Sulle strade di Stravinskij
I Solisti della Mahler Chamber Orchestra a Reggio Emilia, in un omaggio per il cinquantesimo della morte di Igor Stravinskij
Omaggio al genio di Igor Stravinksij nel cinquantesimo della sua morte da parte del collettivo nomade (45 musicisti di base provenienti da venti paesi diversi) Mahler Chamber Orchestra in un teatro nuovamente e finalmente pieno.
Apre il programma il fugace lampo di "Fanfare for a New Theatre" (1964), una quarantina di secondi che rendono solari i legami del grande russo cosmopolita con il jazz: le due trombe annunciano un nuovo mondo che aprirà il suo sipario di lì a pochi anni, ad esempio con Creative Music-1 Six Solo Improvisations di Wadada Leo Smith (1971, proprio l'anno della morte del compositore) e che oggi vede Peter Evans spostare sempre più avanti i confini di quelle esplorazioni.
Voliamo lambendo le orbite di un sistema musicale unico, inimitabile: nell'Ottetto per strumenti a fiato (1923) il respiro della composizione lascia emergere fantasie di creature marine, di viaggi tra immaginazione e folklore, in un succedersi di invenzioni nitide e lievi, emerse nella mente di Stravinskij dopo un sogno e che del sogno mimano la natura, delineando un'imprendibile modernità in perfetto equilibrio tra le Invenzioni a due voci di Bach e uno sguardo rivolto sempre avanti.

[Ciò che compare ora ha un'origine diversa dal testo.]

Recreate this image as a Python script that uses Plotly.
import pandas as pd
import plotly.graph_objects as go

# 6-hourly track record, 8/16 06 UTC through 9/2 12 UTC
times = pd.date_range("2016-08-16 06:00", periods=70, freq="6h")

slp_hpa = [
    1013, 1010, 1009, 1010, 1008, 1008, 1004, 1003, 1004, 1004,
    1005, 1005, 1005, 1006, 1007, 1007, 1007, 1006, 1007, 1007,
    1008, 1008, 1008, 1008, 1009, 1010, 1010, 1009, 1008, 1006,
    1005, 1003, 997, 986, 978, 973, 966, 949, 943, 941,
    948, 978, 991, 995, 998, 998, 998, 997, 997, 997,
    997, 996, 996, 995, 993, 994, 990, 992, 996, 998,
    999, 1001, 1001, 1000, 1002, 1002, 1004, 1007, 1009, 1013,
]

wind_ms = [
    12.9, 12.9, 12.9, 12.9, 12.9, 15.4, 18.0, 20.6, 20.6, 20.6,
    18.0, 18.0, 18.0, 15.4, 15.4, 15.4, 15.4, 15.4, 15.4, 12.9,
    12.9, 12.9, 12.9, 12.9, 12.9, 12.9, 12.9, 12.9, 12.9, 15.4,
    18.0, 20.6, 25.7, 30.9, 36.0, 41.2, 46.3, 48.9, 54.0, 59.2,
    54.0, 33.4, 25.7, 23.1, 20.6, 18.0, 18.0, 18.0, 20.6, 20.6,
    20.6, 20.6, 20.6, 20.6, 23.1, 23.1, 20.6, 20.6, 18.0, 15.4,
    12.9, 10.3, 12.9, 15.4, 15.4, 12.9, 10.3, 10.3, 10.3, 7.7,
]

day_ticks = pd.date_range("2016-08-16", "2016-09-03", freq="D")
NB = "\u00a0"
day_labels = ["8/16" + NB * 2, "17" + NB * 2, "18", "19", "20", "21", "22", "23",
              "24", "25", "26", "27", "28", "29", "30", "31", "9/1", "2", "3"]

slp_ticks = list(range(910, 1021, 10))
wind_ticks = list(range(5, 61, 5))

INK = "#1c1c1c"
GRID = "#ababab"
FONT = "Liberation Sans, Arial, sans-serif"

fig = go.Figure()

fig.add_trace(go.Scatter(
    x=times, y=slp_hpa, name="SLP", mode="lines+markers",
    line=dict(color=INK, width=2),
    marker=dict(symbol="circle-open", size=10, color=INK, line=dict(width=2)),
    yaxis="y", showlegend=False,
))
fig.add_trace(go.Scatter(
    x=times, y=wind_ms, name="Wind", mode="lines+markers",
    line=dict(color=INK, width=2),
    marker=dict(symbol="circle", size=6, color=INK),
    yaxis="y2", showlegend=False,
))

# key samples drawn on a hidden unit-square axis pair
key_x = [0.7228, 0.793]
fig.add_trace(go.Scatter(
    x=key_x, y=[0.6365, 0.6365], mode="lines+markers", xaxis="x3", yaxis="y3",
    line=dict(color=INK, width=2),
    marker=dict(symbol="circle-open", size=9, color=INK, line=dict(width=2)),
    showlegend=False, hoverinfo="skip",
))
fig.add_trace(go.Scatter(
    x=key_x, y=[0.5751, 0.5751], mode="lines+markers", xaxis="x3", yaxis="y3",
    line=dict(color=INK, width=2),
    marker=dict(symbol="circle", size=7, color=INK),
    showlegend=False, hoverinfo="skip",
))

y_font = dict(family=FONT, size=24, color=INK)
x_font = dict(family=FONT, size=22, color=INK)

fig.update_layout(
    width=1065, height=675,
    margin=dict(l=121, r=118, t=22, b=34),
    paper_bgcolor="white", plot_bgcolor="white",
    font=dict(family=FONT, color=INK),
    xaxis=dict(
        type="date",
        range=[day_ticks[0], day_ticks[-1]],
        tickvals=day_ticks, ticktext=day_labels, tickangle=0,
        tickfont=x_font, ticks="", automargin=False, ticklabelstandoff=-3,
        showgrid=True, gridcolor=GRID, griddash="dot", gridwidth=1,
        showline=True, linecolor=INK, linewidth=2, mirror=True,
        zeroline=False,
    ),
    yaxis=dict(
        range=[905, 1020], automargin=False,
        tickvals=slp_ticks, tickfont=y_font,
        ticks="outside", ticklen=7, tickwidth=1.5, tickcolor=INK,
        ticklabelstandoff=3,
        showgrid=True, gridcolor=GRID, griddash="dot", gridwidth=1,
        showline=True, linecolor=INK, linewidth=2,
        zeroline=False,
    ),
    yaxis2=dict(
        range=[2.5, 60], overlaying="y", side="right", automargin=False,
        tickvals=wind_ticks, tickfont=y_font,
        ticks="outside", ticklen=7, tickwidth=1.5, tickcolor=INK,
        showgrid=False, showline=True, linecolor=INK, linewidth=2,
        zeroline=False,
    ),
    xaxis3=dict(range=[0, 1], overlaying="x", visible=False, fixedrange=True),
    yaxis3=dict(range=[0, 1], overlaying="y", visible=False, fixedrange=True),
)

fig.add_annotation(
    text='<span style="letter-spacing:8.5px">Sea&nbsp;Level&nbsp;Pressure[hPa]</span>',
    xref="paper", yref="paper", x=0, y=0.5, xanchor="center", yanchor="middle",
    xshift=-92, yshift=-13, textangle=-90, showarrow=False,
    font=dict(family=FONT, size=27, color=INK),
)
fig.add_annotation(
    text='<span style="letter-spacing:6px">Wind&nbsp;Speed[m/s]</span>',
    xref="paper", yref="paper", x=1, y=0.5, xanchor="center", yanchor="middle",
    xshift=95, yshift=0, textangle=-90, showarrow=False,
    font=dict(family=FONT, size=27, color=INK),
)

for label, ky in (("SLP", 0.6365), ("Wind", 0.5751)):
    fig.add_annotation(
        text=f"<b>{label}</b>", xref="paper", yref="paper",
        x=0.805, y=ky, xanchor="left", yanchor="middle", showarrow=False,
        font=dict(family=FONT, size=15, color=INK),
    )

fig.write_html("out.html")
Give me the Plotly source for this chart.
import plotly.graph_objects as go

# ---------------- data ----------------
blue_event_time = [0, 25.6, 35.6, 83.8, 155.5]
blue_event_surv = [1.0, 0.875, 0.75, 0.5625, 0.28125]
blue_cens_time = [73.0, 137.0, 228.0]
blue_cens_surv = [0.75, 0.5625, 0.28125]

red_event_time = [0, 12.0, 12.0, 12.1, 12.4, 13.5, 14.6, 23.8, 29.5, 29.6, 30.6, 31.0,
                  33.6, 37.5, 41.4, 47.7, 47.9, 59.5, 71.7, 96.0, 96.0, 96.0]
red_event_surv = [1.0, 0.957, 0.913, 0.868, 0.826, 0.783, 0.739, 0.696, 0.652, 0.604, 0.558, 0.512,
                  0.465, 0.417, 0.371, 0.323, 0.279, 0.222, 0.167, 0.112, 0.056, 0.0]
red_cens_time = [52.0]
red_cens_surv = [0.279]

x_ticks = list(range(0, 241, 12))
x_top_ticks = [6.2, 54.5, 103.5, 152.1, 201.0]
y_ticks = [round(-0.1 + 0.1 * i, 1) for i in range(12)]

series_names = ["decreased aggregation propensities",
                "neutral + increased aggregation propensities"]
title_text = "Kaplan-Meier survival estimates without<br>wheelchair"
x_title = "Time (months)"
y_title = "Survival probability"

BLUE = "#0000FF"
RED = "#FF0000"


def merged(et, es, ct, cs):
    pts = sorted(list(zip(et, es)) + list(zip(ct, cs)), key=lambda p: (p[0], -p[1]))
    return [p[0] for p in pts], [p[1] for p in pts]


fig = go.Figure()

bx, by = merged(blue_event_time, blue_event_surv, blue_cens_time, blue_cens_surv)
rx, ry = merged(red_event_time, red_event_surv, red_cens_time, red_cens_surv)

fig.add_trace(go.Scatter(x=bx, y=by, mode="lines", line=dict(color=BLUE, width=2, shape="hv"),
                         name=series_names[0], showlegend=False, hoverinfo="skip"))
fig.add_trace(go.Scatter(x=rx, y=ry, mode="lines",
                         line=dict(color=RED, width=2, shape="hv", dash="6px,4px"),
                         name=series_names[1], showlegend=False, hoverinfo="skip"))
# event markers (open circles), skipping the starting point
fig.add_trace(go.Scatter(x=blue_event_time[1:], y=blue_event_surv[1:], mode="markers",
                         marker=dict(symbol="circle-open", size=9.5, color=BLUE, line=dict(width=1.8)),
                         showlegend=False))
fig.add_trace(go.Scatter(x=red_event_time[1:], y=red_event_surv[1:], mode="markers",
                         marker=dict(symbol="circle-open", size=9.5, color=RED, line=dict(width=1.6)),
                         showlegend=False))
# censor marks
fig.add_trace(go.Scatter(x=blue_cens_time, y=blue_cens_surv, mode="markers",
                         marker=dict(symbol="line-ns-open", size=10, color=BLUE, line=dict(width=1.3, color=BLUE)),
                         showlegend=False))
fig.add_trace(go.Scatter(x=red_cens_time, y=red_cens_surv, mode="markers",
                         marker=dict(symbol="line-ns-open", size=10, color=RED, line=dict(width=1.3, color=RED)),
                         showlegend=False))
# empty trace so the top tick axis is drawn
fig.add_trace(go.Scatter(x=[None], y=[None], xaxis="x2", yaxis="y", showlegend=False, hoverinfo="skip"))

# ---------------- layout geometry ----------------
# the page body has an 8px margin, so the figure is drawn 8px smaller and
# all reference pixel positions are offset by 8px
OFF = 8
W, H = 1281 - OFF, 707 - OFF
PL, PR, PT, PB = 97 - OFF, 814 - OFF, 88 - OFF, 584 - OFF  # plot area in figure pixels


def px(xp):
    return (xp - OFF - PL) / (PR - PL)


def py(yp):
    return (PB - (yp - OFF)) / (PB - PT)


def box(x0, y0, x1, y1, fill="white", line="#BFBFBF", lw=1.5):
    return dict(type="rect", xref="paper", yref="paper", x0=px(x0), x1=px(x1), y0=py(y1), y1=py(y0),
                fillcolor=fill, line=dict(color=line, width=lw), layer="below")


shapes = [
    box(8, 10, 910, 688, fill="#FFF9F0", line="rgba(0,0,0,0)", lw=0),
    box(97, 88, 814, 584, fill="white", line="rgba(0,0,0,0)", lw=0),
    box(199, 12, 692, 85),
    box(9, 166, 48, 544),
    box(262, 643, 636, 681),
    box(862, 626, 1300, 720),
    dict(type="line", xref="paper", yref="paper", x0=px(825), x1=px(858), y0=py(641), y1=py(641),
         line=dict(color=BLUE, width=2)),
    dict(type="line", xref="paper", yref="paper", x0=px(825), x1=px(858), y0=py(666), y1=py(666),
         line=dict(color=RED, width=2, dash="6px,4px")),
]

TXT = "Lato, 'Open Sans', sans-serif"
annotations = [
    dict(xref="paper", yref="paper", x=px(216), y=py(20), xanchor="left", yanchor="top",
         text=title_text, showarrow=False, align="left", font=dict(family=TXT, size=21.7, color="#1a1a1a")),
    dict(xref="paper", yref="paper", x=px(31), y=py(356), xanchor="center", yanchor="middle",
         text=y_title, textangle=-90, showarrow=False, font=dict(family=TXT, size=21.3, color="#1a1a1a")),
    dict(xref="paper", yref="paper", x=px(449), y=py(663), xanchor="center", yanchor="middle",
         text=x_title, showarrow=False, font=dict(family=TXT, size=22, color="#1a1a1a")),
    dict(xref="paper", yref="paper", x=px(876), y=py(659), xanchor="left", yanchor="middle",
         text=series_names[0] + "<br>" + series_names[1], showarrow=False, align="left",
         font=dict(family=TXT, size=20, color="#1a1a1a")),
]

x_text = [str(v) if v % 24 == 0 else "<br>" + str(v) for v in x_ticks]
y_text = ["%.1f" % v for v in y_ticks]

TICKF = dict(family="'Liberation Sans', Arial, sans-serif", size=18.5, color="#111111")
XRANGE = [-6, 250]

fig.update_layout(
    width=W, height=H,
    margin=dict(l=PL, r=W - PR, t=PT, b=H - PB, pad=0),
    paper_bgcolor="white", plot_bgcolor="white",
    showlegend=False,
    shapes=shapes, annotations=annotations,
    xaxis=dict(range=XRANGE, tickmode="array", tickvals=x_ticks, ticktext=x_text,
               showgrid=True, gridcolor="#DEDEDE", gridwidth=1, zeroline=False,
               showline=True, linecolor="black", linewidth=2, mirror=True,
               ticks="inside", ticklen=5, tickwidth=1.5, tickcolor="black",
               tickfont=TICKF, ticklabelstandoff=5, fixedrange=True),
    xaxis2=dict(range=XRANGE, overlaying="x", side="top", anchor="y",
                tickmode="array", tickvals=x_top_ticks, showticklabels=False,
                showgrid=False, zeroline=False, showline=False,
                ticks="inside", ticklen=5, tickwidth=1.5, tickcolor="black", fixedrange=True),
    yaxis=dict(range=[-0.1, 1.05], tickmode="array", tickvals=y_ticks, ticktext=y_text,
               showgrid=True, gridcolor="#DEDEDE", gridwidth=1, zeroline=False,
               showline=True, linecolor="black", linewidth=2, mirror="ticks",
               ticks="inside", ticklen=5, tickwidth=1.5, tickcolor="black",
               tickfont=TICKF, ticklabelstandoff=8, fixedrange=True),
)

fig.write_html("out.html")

Le 6 Bagatelle per quintetto di fiati di Ligeti (1953), trascrizione di alcuni movimenti di Musica Ricercata, composti per pianoforte poco prima, frugano negli spigoli di diverse stanze musicali: alla forza ritmica si sovrappongono, come in un perfetto shangai, toni funebri, poi elegiaci, poi esplosioni primordiali, quasi una danza pagana, e nell'Allegro grazioso brillano frangenti dove planiamo dalle parti di Steve Reich, con un incedere che fa venire in mente anche la solennità estatica di un Terry Riley.
Con i fuochi d'artificio del Concertino per 12 strumenti torniamo a Stravinskij: composto per quartetto nel 1920 e rielaborato dall'autore stesso per ensemble allargato nel 1952, ci porta per mano e ci fa perdere (il disorientamento, l'imprevedibile in musica sono una qualità preziosa) in una fitta selva di creazioni mentre nel cielo del suono è tutto un crepitare di fuochi d'artificio.
Qualche spettatore non riesce nemmeno davanti a questa prodigi, eseguiti con maestria dagli interpreti, a sospendere la consultazione compulsiva del cellulare: come scrive il poeta afroamericano Thomas Sayer Ellis, «Quando hai cominciato a toccare lo schermo, l'amore umano è cambiato».
In Histoire du soldat fanno capolino le percussioni che donano un accento peculiare e squisitamente jazz al discorso: ecco da dove sono nate probabilmente formazioni come Pago Libre o Moscow Art Trio (con i russi Arkady Shilkloper ai fiati ed il compianto Misha Alperin al pianoforte, ucraino ma cresciuto artisticamente a Mosca e poi a Oslo) che hanno fatto dell'ibridazione tra generi diversi e della ricerca delle radici comuni tra questi la loro cifra.
La "Danza del diavolo" è un lampo che scolora nella serenità intatta e pur sempre vagamente enigmatica del Corale, prima del trionfo finale del diavolo che nella contesa per il violino e l'anima del soldato, vince.
In condivisione tra la Stagione dei Concerti della Fondazione I Teatri ed il Festival Aperto, la serata sembra, e ne abbiamo quanto mai bisogno, dare linfa e sostanza al titolo della rassegna di quest'anno: PrincipiO Speranza.